Set primarily in Malibu, the picture begins in 1962, when three macho pals live carefree lives of chasing girls and riding curls. They are levelheaded Jack (William Katt), unhinged Leroy (Gary Busey), and reckless Matt (Jan-Michael Vincent). Surfing is the center of their lives, and Milius uses the endless blue of the Pacific to express how these young men see their lives stretching to infinity. Yet Milius also employs the danger of testing oneself against the ocean’s power to underscore life’s ephemeral quality—Jack strives to use time well, Leroy defines himself by cheating death, and Matt courts his own demise, as if the sureness of mortality robs existence of its sweetness. Despite the heaviosity running through the picture, moments of levity emerge, sometimes in the form of hormone-driven tomfoolery and sometimes in the form of speeches that are quintessentially Milius. “I like fights,” says Leroy, nicknamed “The Masochist” by his pals. “I’ve dove through windows, I’ve eaten light bulbs, I like sharks, any kind of blood. If you gave me a gun, I’d shoot you in the face just to see what it looked like when the bullet hit.” That’s Milius, ever the voice of maniacs with twinkles in their eyes. (As a side note, Leroy mostly disappears from the movie soon after this speech—it’s as if Milius had nothing left to say about the character.)
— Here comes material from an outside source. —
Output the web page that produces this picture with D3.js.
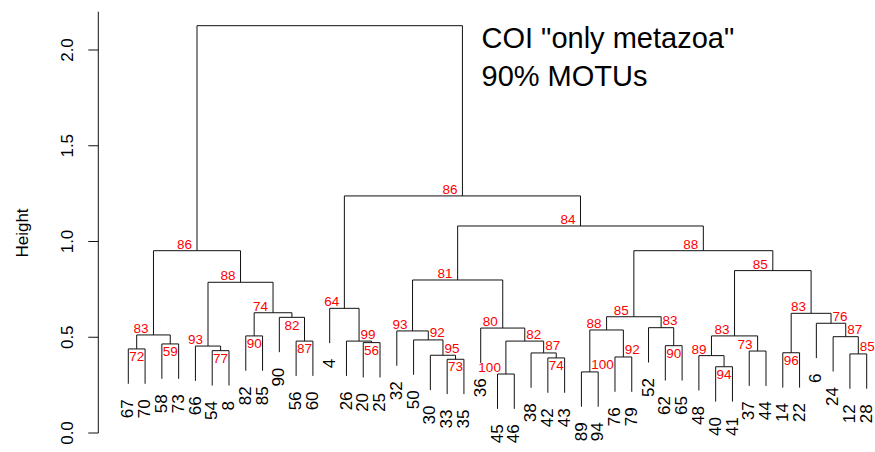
<!DOCTYPE html>
<html>
<head>
<meta charset="utf-8">
<script src="https://cdn.jsdelivr.net/npm/d3@7"></script>
<style>
  html, body { margin: 0; padding: 0; background: #fff; }
  svg { display: block; font-family: "Liberation Sans", Arial, sans-serif; }
</style>
</head>
<body>
<svg id="chart" width="875" height="452"></svg>
<script>
// ---- data ----
// leaf labels in dendrogram order (left to right)
const leaves = ["67","70","58","73","66","54","8","82","85","90","56","60","4","26","20","25",
  "32","50","30","33","35","36","45","46","38","42","43","89","94","76","79","52","62","65",
  "48","40","41","37","44","14","22","6","24","12","28"];
// merges: strings = leaf labels, numbers = index of an earlier merge
const merges = [
  ["67","70"], ["58","73"], [0,1], ["54","8"], ["66",3], ["82","85"], ["56","60"], ["90",6],
  [5,7], [4,8], [2,9], ["20","25"], ["26",11], ["4",12], ["33","35"], ["30",14], ["50",15],
  ["32",16], ["45","46"], ["42","43"], ["38",19], [18,20], ["36",21], [17,22], ["89","94"],
  ["76","79"], [24,25], ["62","65"], ["52",27], [26,28], ["40","41"], ["48",30], ["37","44"],
  [31,32], ["14","22"], ["12","28"], ["24",35], ["6",36], [34,37], [33,38], [29,39], [23,40],
  [13,41], [10,42]
];
const heights = [
  0.439, 0.465, 0.512, 0.430, 0.454, 0.507, 0.480, 0.604,
  0.628, 0.787, 0.952, 0.472, 0.480, 0.651, 0.385, 0.406, 0.486,
  0.533, 0.308, 0.392, 0.418, 0.480, 0.548, 0.799, 0.319,
  0.397, 0.538, 0.456, 0.550, 0.607, 0.346, 0.404, 0.428,
  0.507, 0.419, 0.413, 0.503, 0.573, 0.625, 0.848, 0.952, 1.081,
  1.238, 2.127
];
// bootstrap support shown at each merge (null = none)
const support = [
  72, 59, 83, 77, 93, 90, 87, 82,
  74, 88, 86, 56, 99, 64, 73, 95, 92,
  93, 100, 74, 87, 82, 80, 81, 100,
  92, 88, 90, 83, 85, 94, 89, 73,
  83, 96, 85, 87, 76, 83, 85, 88, 84,
  86, null
];
// where each support value sits: L = left above, R = right above, B = below centred
const supportSide = [
  "B","B","L","B","L","B","B","B",
  "L","L","L","B","R","L","B","R","R",
  "L","L","B","R","R","L","L","R",
  "R","L","B","R","L","B","L","L",
  "L","B","R","R","R","L","L","L","L",
  "L","L"
];
const yTicks = [0, 0.5, 1.0, 1.5, 2.0];
const yTickLabels = ["0.0", "0.5", "1.0", "1.5", "2.0"];
const titleLines = ['COI "only metazoa"', "90% MOTUs"];
const yTitle = "Height";

// ---- drawing ----
const svg = d3.select("#chart");
const x = d3.scaleLinear().domain([0, leaves.length - 1]).range([128.3, 866.7]);
const y = d3.scaleLinear().domain([0, 2]).range([433, 50]);
const hang = 0.1 * (d3.max(heights) - d3.min(heights));
const lineColor = "#111";

// compute node positions
const leafIndex = new Map(leaves.map((l, i) => [l, i]));
const nodes = merges.map(() => ({}));
function child(c, h) {
  if (typeof c === "string") {
    return { x: x(leafIndex.get(c)), h: h - hang, leaf: c };
  }
  return { x: nodes[c].x, h: nodes[c].h };
}
merges.forEach((m, i) => {
  const h = heights[i];
  const a = child(m[0], h), b = child(m[1], h);
  nodes[i] = { x: (a.x + b.x) / 2, h, a, b };
});

const g = svg.append("g");
nodes.forEach((n) => {
  const p = d3.path();
  p.moveTo(n.a.x, y(n.a.h));
  p.lineTo(n.a.x, y(n.h));
  p.lineTo(n.b.x, y(n.h));
  p.lineTo(n.b.x, y(n.b.h));
  g.append("path").attr("d", p.toString())
    .attr("fill", "none").attr("stroke", lineColor).attr("stroke-width", 1);
});

// leaf labels
const leafNodes = [];
nodes.forEach((n) => { [n.a, n.b].forEach((c) => { if (c.leaf) leafNodes.push(c); }); });
svg.append("g").selectAll("text").data(leafNodes).join("text")
  .attr("transform", (d) => `translate(${d.x},${y(d.h) + 15.5}) rotate(-90)`)
  .attr("text-anchor", "end")
  .attr("dy", "0.3em")
  .attr("font-size", 17)
  .attr("fill", "#000")
  .text((d) => d.leaf);

// support labels
const sg = svg.append("g");
nodes.forEach((n, i) => {
  if (support[i] == null) return;
  const side = supportSide[i];
  const t = sg.append("text").attr("font-size", 13.5).attr("fill", "#ff0000").text(support[i]);
  if (side === "L") {
    t.attr("x", n.x - 5).attr("y", y(n.h) - 2).attr("text-anchor", "end");
  } else if (side === "R") {
    t.attr("x", n.x + 1.5).attr("y", y(n.h) - 2.5).attr("text-anchor", "start");
  } else {
    t.attr("x", n.x).attr("y", y(n.h) + 12.2).attr("text-anchor", "middle");
  }
});

// y axis
const ax = svg.append("g");
ax.append("line").attr("x1", 98.3).attr("x2", 98.3)
  .attr("y1", y(0)).attr("y2", y(2.2)).attr("stroke", lineColor);
yTicks.forEach((v, i) => {
  ax.append("line").attr("x1", 88.3).attr("x2", 98.3)
    .attr("y1", y(v)).attr("y2", y(v)).attr("stroke", lineColor);
  ax.append("text")
    .attr("transform", `translate(72.5,${y(v)}) rotate(-90)`)
    .attr("text-anchor", "middle").attr("font-size", 17).attr("fill", "#000")
    .text(yTickLabels[i]);
});
svg.append("text")
  .attr("transform", "translate(28,233) rotate(-90)")
  .attr("text-anchor", "middle").attr("font-size", 17).attr("fill", "#000")
  .text(yTitle);

// title
titleLines.forEach((t, i) => {
  svg.append("text").attr("x", 481.5).attr("y", i === 0 ? 48.3 : 86)
    .attr("font-size", 29).attr("fill", "#000").text(t);
});
</script>
</body>
</html>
Early scenes of brawling and carousing work better than a long stretch during which the boys use creative lies to dodge the draft, but the movie eventually finds its groove—perhaps too much so—during an epic climax confronting the friends with the biggest waves of their lives, to the accompaniment of histrionic scoring by Basil Poledouris. From start to finish, the picture benefits from the great Bruce Surtees’s ominous photography (with significant assistance from the second unit), and the film’s principal actors contribute impassioned work despite the limitations of their skillsets. It’s poignant to see Busey and Vincent in their gleaming youth, given the damage ensuing years inflicted on both actors, and Katt complements them with the earnest Redford Lite vibe that, one year later, got him cast as a younger version of Redford’s signature character in Butch and Sundance: The Early Days.
Ultimately, Milius’s choice to frame the movie as a Big Statement ensures the ocean is the most clearly defined individual in the film, but at least the ocean gives a hell of a performance—some of the surfing footage (captured in California and Hawaii) has terrifying power.